## start RECORDS TO USE

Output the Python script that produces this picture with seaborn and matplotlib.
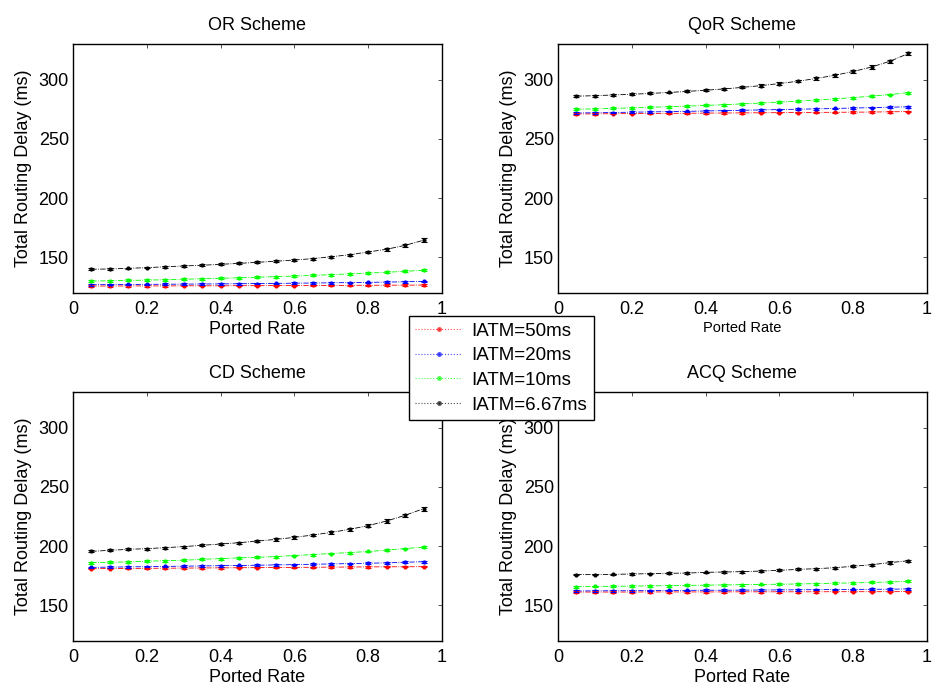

## end RECORDS TO USE
## start RECORDS TO USE

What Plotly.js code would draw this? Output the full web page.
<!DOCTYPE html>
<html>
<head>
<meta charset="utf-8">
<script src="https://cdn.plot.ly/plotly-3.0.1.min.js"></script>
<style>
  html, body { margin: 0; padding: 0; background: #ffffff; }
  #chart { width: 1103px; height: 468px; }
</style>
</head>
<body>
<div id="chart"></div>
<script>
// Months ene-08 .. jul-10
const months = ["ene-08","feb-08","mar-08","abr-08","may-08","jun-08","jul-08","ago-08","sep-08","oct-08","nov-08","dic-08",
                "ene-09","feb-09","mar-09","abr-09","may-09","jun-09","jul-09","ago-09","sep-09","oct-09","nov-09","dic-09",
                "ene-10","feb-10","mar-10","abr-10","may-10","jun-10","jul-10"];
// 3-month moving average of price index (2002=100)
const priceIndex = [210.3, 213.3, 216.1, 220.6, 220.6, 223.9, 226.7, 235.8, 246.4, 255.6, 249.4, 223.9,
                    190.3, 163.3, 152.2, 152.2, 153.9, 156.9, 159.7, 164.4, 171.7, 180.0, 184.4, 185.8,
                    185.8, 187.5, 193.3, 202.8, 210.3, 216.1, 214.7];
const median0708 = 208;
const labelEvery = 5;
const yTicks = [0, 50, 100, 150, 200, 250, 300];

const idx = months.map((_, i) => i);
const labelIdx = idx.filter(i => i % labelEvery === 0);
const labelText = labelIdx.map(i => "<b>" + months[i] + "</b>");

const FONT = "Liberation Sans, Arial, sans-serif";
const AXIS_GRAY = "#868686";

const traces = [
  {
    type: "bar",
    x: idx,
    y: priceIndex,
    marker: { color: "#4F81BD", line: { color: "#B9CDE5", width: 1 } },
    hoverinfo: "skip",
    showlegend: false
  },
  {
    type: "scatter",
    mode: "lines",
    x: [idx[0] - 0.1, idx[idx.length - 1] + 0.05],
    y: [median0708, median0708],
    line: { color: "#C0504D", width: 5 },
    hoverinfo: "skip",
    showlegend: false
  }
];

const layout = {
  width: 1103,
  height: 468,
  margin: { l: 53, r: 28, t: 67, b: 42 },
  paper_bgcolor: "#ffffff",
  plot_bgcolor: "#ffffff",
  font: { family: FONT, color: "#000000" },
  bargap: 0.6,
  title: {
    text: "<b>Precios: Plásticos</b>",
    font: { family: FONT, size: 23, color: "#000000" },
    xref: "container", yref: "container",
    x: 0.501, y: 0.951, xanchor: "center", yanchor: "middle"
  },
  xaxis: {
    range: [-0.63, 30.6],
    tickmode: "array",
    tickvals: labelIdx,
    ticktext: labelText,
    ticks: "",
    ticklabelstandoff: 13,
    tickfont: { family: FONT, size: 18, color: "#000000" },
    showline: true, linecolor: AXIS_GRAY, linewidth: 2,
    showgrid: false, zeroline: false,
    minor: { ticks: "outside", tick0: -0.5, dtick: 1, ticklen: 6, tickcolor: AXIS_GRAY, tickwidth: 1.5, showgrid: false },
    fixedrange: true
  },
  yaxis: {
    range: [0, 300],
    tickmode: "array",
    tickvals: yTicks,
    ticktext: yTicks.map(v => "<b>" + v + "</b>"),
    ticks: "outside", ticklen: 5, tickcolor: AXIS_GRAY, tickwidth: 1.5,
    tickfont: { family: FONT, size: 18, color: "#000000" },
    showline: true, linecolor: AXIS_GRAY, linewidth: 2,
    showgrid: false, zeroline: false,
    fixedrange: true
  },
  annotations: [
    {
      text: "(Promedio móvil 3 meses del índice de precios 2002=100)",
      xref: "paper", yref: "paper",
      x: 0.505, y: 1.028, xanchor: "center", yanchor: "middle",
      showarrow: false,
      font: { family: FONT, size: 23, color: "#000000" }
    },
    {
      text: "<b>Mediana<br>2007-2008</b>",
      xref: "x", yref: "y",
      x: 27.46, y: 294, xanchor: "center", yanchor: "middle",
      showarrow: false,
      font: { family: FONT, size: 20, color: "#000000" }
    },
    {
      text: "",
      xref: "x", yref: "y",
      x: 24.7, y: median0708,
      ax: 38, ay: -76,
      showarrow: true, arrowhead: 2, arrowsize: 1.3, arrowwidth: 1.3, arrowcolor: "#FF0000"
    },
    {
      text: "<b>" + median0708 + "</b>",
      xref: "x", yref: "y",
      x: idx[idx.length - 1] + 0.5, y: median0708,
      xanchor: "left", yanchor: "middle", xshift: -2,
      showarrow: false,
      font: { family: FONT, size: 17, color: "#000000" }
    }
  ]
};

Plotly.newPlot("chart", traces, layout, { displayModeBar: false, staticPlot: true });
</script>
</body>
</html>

## end RECORDS TO USE
## start RECORDS TO USE

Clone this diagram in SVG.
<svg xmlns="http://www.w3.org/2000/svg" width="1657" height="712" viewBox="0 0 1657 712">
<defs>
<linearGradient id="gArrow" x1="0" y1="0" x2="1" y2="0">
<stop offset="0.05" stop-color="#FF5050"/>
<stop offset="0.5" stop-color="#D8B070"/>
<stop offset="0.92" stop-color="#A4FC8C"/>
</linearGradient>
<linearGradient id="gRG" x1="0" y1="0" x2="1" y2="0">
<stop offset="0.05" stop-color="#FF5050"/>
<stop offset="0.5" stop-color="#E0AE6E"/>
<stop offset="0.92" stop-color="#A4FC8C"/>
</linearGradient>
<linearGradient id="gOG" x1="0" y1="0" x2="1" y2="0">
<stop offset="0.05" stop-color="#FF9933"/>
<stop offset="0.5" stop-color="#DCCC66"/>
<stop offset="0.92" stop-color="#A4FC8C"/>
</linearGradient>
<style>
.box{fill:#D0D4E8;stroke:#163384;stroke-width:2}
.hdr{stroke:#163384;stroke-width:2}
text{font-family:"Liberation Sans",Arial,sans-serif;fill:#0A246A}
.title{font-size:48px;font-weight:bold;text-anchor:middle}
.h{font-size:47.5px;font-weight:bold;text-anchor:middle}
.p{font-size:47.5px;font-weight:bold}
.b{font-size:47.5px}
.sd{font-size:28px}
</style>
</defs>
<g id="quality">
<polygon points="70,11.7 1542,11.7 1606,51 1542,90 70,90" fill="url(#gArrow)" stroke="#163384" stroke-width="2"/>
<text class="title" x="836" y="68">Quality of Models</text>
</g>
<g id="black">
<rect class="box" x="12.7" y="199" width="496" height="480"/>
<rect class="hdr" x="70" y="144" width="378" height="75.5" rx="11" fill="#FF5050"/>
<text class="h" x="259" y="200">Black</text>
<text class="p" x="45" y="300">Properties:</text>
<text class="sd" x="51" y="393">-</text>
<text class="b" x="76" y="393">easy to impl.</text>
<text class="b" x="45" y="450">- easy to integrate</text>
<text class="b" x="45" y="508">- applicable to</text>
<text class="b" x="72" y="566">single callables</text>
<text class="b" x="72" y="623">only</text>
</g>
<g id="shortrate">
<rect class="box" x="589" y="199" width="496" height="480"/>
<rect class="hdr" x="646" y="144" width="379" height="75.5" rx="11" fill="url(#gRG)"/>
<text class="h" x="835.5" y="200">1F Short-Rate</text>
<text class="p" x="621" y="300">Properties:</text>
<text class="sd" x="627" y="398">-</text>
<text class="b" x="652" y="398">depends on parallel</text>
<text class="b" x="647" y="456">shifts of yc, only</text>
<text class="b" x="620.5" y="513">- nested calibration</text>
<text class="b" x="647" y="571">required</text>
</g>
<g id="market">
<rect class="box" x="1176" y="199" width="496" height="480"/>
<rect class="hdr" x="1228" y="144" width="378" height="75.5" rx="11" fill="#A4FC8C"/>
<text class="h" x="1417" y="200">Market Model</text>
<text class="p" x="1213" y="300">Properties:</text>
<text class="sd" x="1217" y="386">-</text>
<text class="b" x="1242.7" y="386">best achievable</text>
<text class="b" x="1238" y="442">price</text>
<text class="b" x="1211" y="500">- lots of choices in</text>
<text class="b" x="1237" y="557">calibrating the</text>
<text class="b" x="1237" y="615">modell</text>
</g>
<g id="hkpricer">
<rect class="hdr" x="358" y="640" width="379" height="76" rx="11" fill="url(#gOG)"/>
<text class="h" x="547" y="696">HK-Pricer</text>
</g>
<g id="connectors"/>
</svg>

## end RECORDS TO USE

Your answer should be a single number: the count of lines that contain "this".

> **RESPONSE TO THE EXERCISE**:
3